The Sikh Student Association applied for USAC’s Community Service Mini Fund but experienced delays in receiving the funding, a group representative alleged at USAC’s Jan. 6 meeting. The club was told its request was under review by board administration, the representative added.
“If you ask questions, they’ll (USAC’s financial advisors) explain it to you to the best of their ability, but you have to go looking for the information,” said Sikh Student Association’s Finance Director Sarah Johal. “I don’t think it’s readily available – you have to ask, and if you do, you will be able to get their information, but it is definitely harder.”
USAC’s near $11 million budget raised stipends for its officers but lowered those of the USA Judicial Board.
USAC’s budget report – which includes each commission’s expenditures and allocations – is about 400 pages but goes into little detail about what each allotment is. It labels spending with general terms, such as commission and department-related services, subscriptions or programming.
Some commissions manage six figures in funds, according to the budget.
“Over the summer, I was attending public comments, and I was particularly asking about the budget, ‘Why can’t I know the budget?’” said Eli Sepulveda, the chief justice of the USA Judicial Board. “For starters, because it’s all of our tuition, it’s also public funds – but also because, as a part of USAC, it makes sense that internal bodies should be aware of what the budget is.”
Sepulveda said the 2024-25 council made the budget available almost immediately after it was passed. The 2025-26 budget was finalized over the summer but was not posted until October. President Diego Bollo said logistical, personnel-based errors and a person resigning caused recent budget delays.
Sepulveda also said he believed USAC has communication issues, which contribute to its transparency problems. USAC cut the USA Judicial Board’s stipends because USAC bases pay on the number of hours worked, Sepulveda said. He added that the council never asked how much the board worked and guessed instead.
Sepulveda added that this decision was particularly frustrating, since the board believed its pay would be calculated based on the previous year, when the board worked on four cases. The USA Judicial Board had not heard a case from 2021-24.

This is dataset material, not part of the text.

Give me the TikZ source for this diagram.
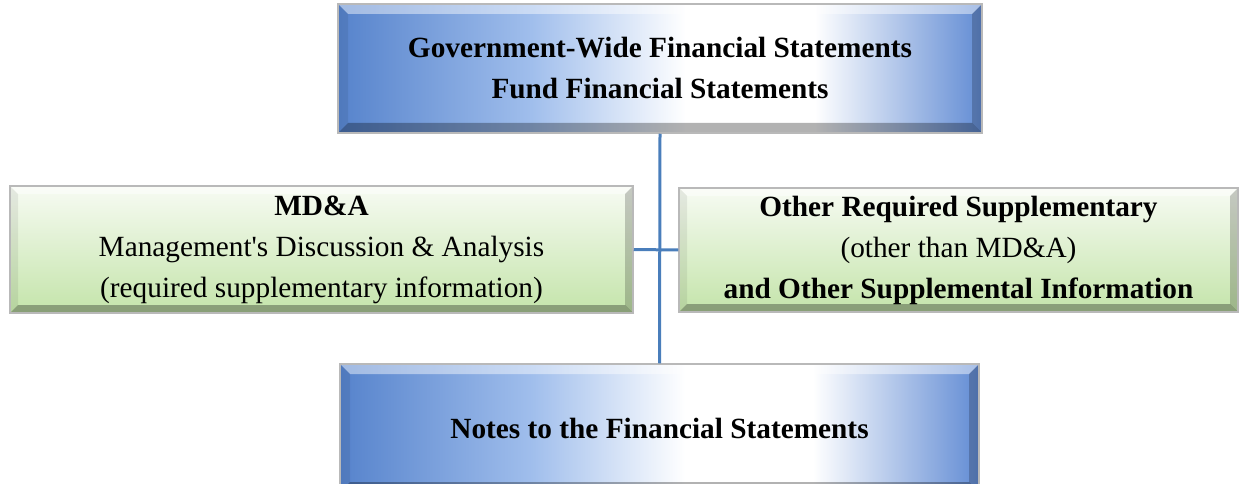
\documentclass[tikz,border=0pt]{standalone}
\usepackage{fontspec}
\setmainfont{Liberation Serif}[Ligatures=TeXOff]
\usetikzlibrary{calc}
\definecolor{bL}{RGB}{86,131,204}
\definecolor{bQ}{RGB}{160,190,236}
\definecolor{bR}{RGB}{98,140,212}
\definecolor{gT}{RGB}{247,251,243}
\definecolor{gB}{RGB}{196,228,170}
\definecolor{lineblue}{RGB}{74,126,187}
\definecolor{rim}{RGB}{185,185,185}
\pgfdeclarehorizontalshading{bluegrad}{100bp}{color(0bp)=(bL); color(25bp)=(bL); color(40bp)=(bQ); color(52bp)=(white); color(62bp)=(white); color(75bp)=(bR); color(100bp)=(bR)}
\tikzset{
  bevel/.style={path picture={
    \coordinate (bSW) at (path picture bounding box.south west);
    \coordinate (bSE) at (path picture bounding box.south east);
    \coordinate (bNW) at (path picture bounding box.north west);
    \coordinate (bNE) at (path picture bounding box.north east);
    \fill[white,opacity=0.45] (bNW) -- (bNE) -- ($(bNE)+(-#1,-#1)$) -- ($(bNW)+(#1,-#1)$) -- cycle;
    \fill[black,opacity=0.30] (bSW) -- (bSE) -- ($(bSE)+(-#1,#1)$) -- ($(bSW)+(#1,#1)$) -- cycle;
    \fill[black,opacity=0.07] (bNW) -- (bSW) -- ($(bSW)+(#1,#1)$) -- ($(bNW)+(#1,-#1)$) -- cycle;
    \fill[black,opacity=0.20] (bNE) -- (bSE) -- ($(bSE)+(-#1,#1)$) -- ($(bNE)+(-#1,-#1)$) -- cycle;
  }},
  boxtext/.style={align=center,font=\fontsize{29.3}{41}\selectfont,inner sep=0pt},
  bluebox/.style={boxtext,draw=rim,line width=1.5pt,shading=bluegrad,bevel=10pt},
  greenbox/.style={boxtext,draw=rim,line width=1.5pt,top color=gT,bottom color=gB,bevel=8pt},
  link/.style={draw=lineblue,line width=3pt},
}
\begin{document}
\begin{tikzpicture}[x=1pt,y=-1pt]
\useasboundingbox (0,0) rectangle (1245,484);
\node[bluebox,minimum width=644pt,minimum height=129pt] (top) at (660,68.5)
  {\textbf{Government-Wide Financial Statements}\\\textbf{Fund Financial Statements}};
\node[greenbox,minimum width=623pt,minimum height=127pt] (left) at (321.5,249.5)
  {\textbf{MD\&A}\\Management's Discussion \& Analysis\\(required supplementary information)};
\node[greenbox,minimum width=559pt,minimum height=124pt] (right) at (958.5,250)
  {\textbf{Other Required Supplementary}\\(other than MD\&A)\\\textbf{and Other Supplemental Information}};
\node[bluebox,minimum width=639pt,minimum height=128pt] (bottom) at (659.5,428)
  {\textbf{Notes to the Financial Statements}};
\draw[link] (top.south) -- (bottom.north);
\draw[link] (left.east) -- (right.west);
\end{tikzpicture}
\end{document}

Transparency, Sepulveda said, would help students and better understand how and why USAC makes certain financial choices.
Johal, a second-year computer science student, said the Sikh Student Association was able to secure its funding, but it took much longer than usual.
She added that the delay impacted a care package assembly event the club attempted to organize this quarter. USAC took too long to approve the club’s funding requisition application, Johal said, so it could not get all the needed supplies in time.
Clear communication, Sepulveda said, is essential for both understanding the budget and maintaining trust between USAC and the student body.
“People’s understanding is that they know how much it (the budget) is. They don’t necessarily know that not all of it is used, intended for specific programming or for specific funding bodies,” Bollo said. “That’s what I think people have a misunderstanding of and with FSC, I’m hoping to work on creating a smaller report of how much of the money is used for grants and how much is available to students.”
USAC officers, Sepulveda said, have a responsibility to clearly communicate how and why they make budgetary decisions to the people that fund their efforts – the students.
“At the end of the day, this is student money that funds USAC, and it is a privilege to be able to be in USAC – especially to be in a stipended, elected officer position,” Sepulveda said. “When students are funding certain elected officials to do their job and do that role – and when they campaigned on transparency – it seems hypocritical not to have fiscal transparency with students.”